The Plaintiff called a witness who claimed to be an administrative head of Numo Nmashie family, a retired officer of the erstwhile Ghana Airways Corporation, consequently very literate and as an administrative head of Numo Nmashie family whose lands Gbeyeomli claimed to be part of and who has access to maps and judgments in the name of the family, could not describe the land in issue.
The Court had this to say “A claim for declaration of title or order for injunction must always fail if the plaintiff fails to establish positively the identity of the land he claims”…
The Court also commented on the Numo Nmashie & Ashiyie families of Teshie/La case against the Agri-Cattle Lakeside Estate Limited, the court found that the 1st Plaintiff (Numo Nmashie family) failed to establish their title to the subject land by their acquisition, identity and possession or its right to possession amongst others. The Court then entered judgment in favor of Agri-Cattle Lakeside Estate on its counter claim.
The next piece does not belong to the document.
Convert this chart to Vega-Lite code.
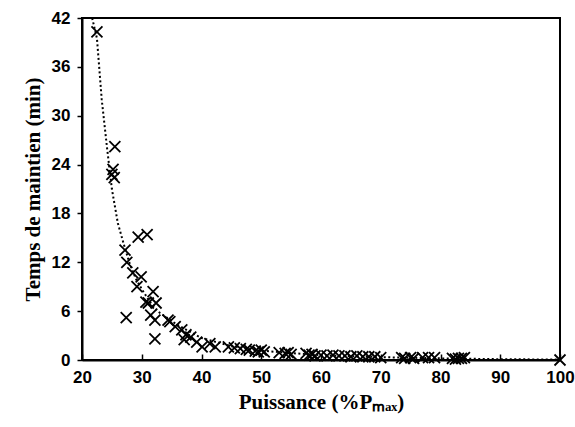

The 1st Plaintiff in that matter is the same Numo Nmashie family to which the plaintiff says he belongs and whose lands the plaintiff claims Gbeyeomli land forms part of.
The High Court in its final decision stated the position of the law thus “It was trite principle of law that, he who asserts must prove and must win on the strength of his own case and not on the weakness of the defense”.
The Court then concluded that from the foregoing and since its endeavor is to adduce such evidence as will satisfy the court that on a balance of probabilities one party’s evidence is preferable than the other, this court finds that the plaintiff has failed to satisfy it in this regard on all his claims against the defendants herein, consequently, the plaintiff’s action fails in its entirety and same is dismissed with a cost of Ghc20,000 twenty thousand Cedis awarded against the plaintiff.